What a weird time. I turned a half-century last weekend, and it's difficult for me to even use the actual number.
I have generally been OK with the inevitable end that we all face. I would even say that if I got hit by a bus today, I had a pretty good run. And yet, for some reason, this particular landmark really gets to me. If longevity is in my favor, sure, I could only be half done. Statistically, I'm more likely in the two to mid-four-ish decades left range. As I like to say to people, I'm closer to wearing diapers than I am to wearing diapers.
As my therapist and I have discussed, a "midlife crisis" is more a clinical thing than what people typically call it. It usually involves a lot of depression and reckless behavior. I mean, sure, in the last few years I got a couple of tattoos and electric cars, but no hookers, blow, or Porches. But midlife "adjustments?" Not even sure I've made any of those other than my more recent desire to log more hours moving around.
And as long-time readers know, I'm definitely not one to keep score. But if I were to do that, oh, I could win that game. I graduated from college, started a career, broadcasted my voice across the air, changed careers, coached dozens of young women and made them better athletes, started several online communities that had who knows how many positive outcomes (marriages, life-long friendships, careers, etc.), wrote an actual published (technical) book, leveled up across more jobs than I'm willing to admit, divorced and remarried, maintained more than one open source software project with thousands of downloads, kept a child alive for more than a decade, moved around the country six times in under a decade, built three houses, had some pretty great .com email addresses, did a radio show decades after leaving the business, built my own music cloud service, picked up video production decades after leaving it... it's a list. And in the moment, I'm in the middle of making a documentary film, and for reasons I can't explain, writing software to control theatrical/concert lighting.
By the way, all of that happened without even knowing that I had autism and ADHD. I think I deserve a little credit, even if that sentiment is in fact influences by said conditions.
I was never really one to have a plan. I spent too many years wandering aimlessly, too. But if I could have predicted that I would be where I am now, well, I couldn't have predicted it. My present isn't at all how I imagined it, partly because I didn't imagine it, and partly because I had some pretty dumb/naive ideas about how it may look.
With that in mind, it's slightly ridiculous to suggest that I have any idea about what things look like ten years from now. If there's any issue with that, it's that I am obsessed with living on the beach. I think about it constantly. The natural rhythm of the waves breaking on the shore is like crack to me. It calms my ever noisy brain and allows it to truly be peaceful, without any external chemical influence. (Lorazepam also gets me there, but I take that very, very rarely.) I feel like that situation is necessary to allow me to truly be present and peaceful. Over and over again, I think back to the time that we rented and AirBnB in 2001, and what that felt like. This causes anxiety itself.
The reality is that there are so many variables that I can not control.
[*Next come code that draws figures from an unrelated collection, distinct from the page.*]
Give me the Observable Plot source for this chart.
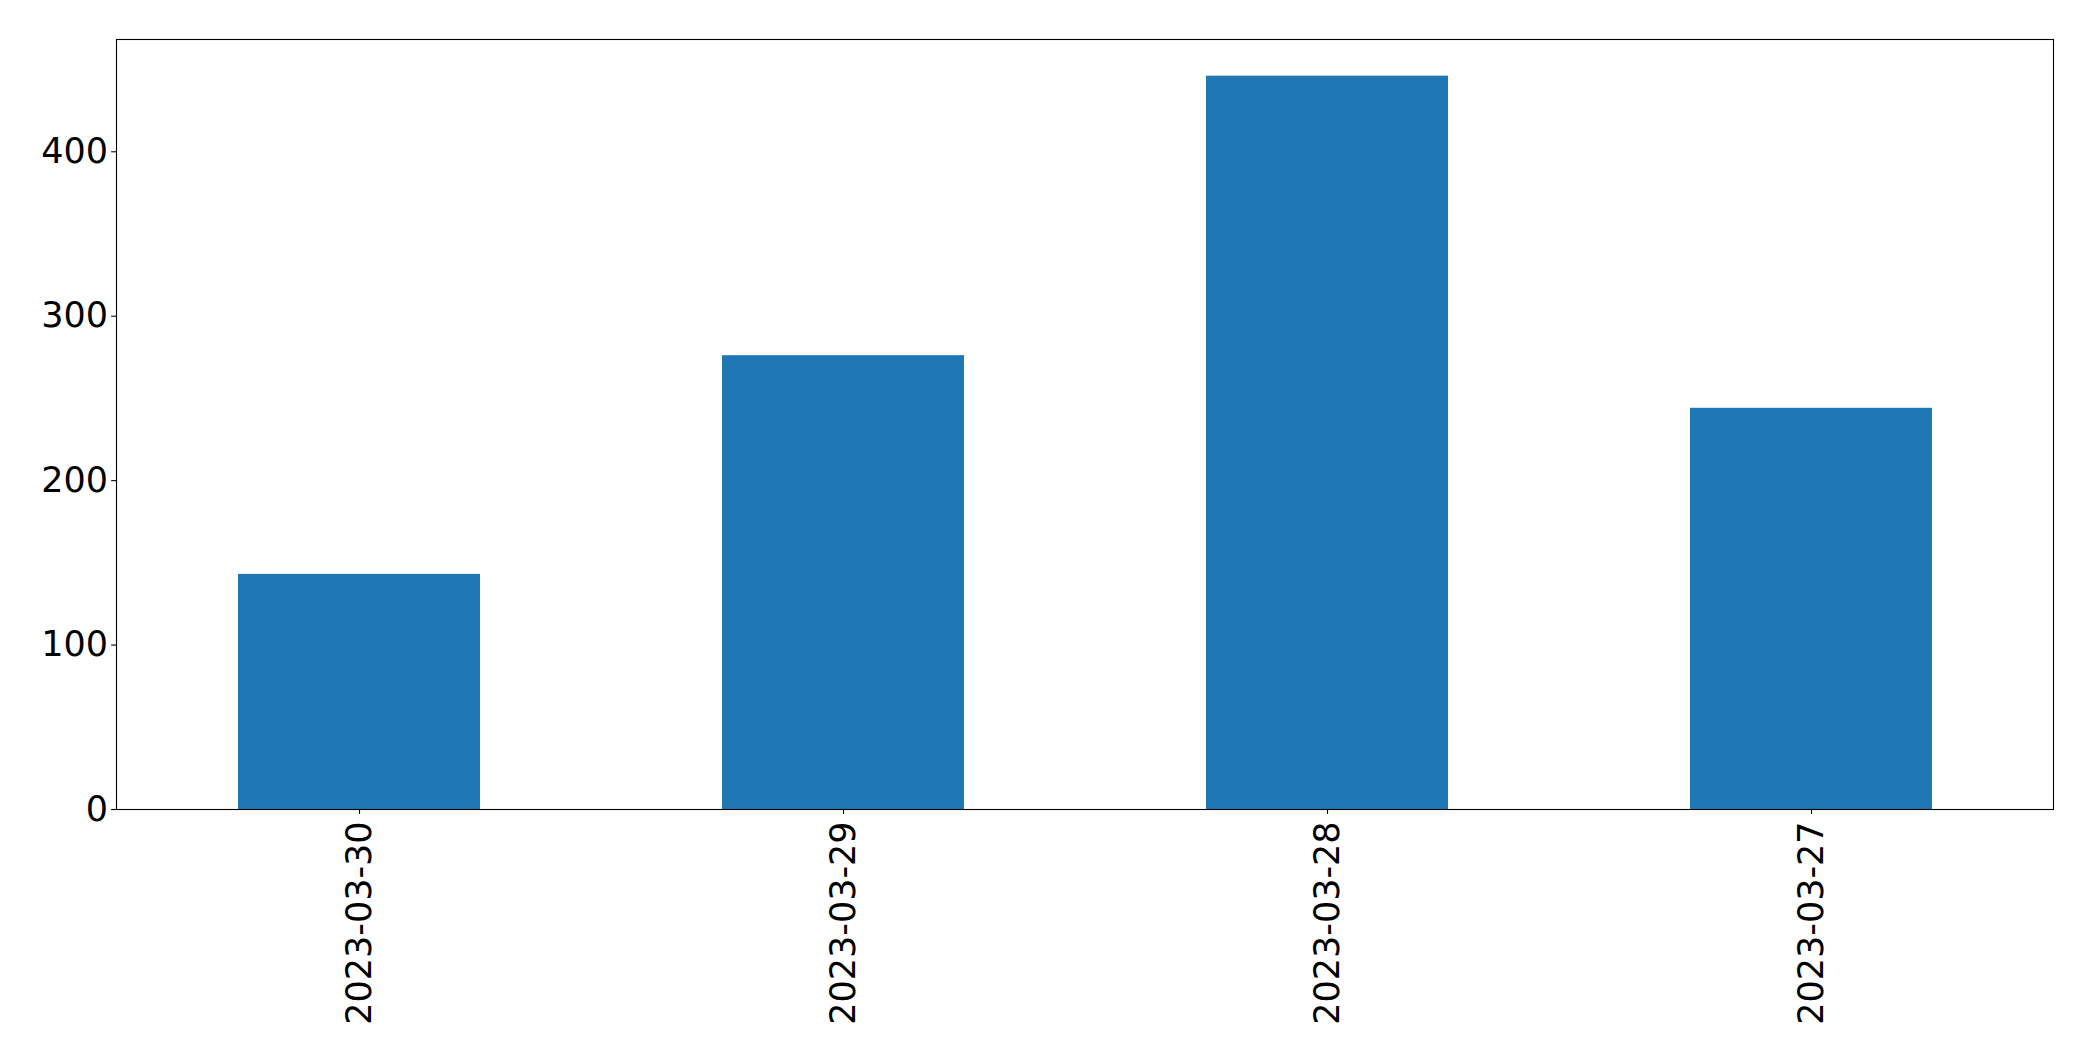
<!DOCTYPE html>
<html>
<head>
<meta charset="utf-8">
<script src="https://cdn.jsdelivr.net/npm/d3@7"></script>
<script src="https://cdn.jsdelivr.net/npm/@observablehq/plot@0.6"></script>
<style>
  html, body { margin: 0; padding: 0; background: #fff; }
  svg { display: block; }
</style>
</head>
<body>
<div id="chart"></div>
<script>
const categories = ["2023-03-30", "2023-03-29", "2023-03-28", "2023-03-27"];
const values = [143, 276, 446, 244];
const yTicks = [0, 100, 200, 300, 400];

const data = categories.map((c, i) => ({ date: c, count: values[i] }));

const chart = Plot.plot({
  width: 2093,
  height: 1061,
  marginLeft: 116,
  marginRight: 40,
  marginTop: 39,
  marginBottom: 252,
  style: { fontFamily: "DejaVu Sans", background: "#fff", color: "#000" },
  x: { type: "band", domain: categories, paddingInner: 0.5, paddingOuter: 0.25 },
  y: { domain: [0, 468.3] },
  marks: [
    Plot.barY(data, { x: "date", y: "count", fill: "#1f77b4" }),
    Plot.axisY({ ticks: yTicks, tickSize: 4.86, tickPadding: 3.5, fontSize: 35, label: null, stroke: "#000", strokeWidth: 1.1, fill: "#000" }),
    Plot.axisX({ tickRotate: -90, tickSize: 4.86, tickPadding: 7, fontSize: 35, label: null, stroke: "#000", strokeWidth: 1.1, fill: "#000" }),
    Plot.frame({ stroke: "#000", strokeWidth: 1.1 })
  ]
});
document.getElementById("chart").appendChild(chart);
</script>
</body>
</html>
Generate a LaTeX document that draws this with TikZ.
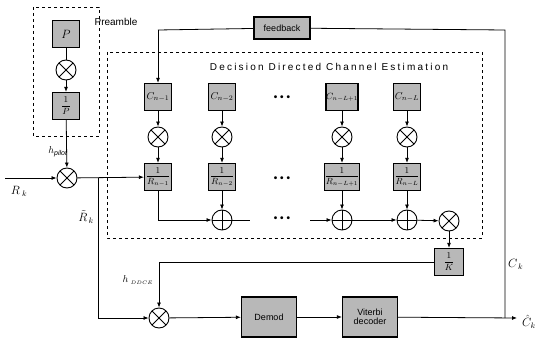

And maybe that's a good thing, because I've met a great many people in my life who are convinced that they can control everything, ignoring the chaos that they've endured to that point. I am not one of them. But maybe that illusion is a more peaceful way to live. I dunno.
So I hit another decade, and it's 50% more time as an adult than as a non-adult. So much math. I try to lean into the fact that I know a whole lot more than I used to. That's worth something, and payment for the years experienced.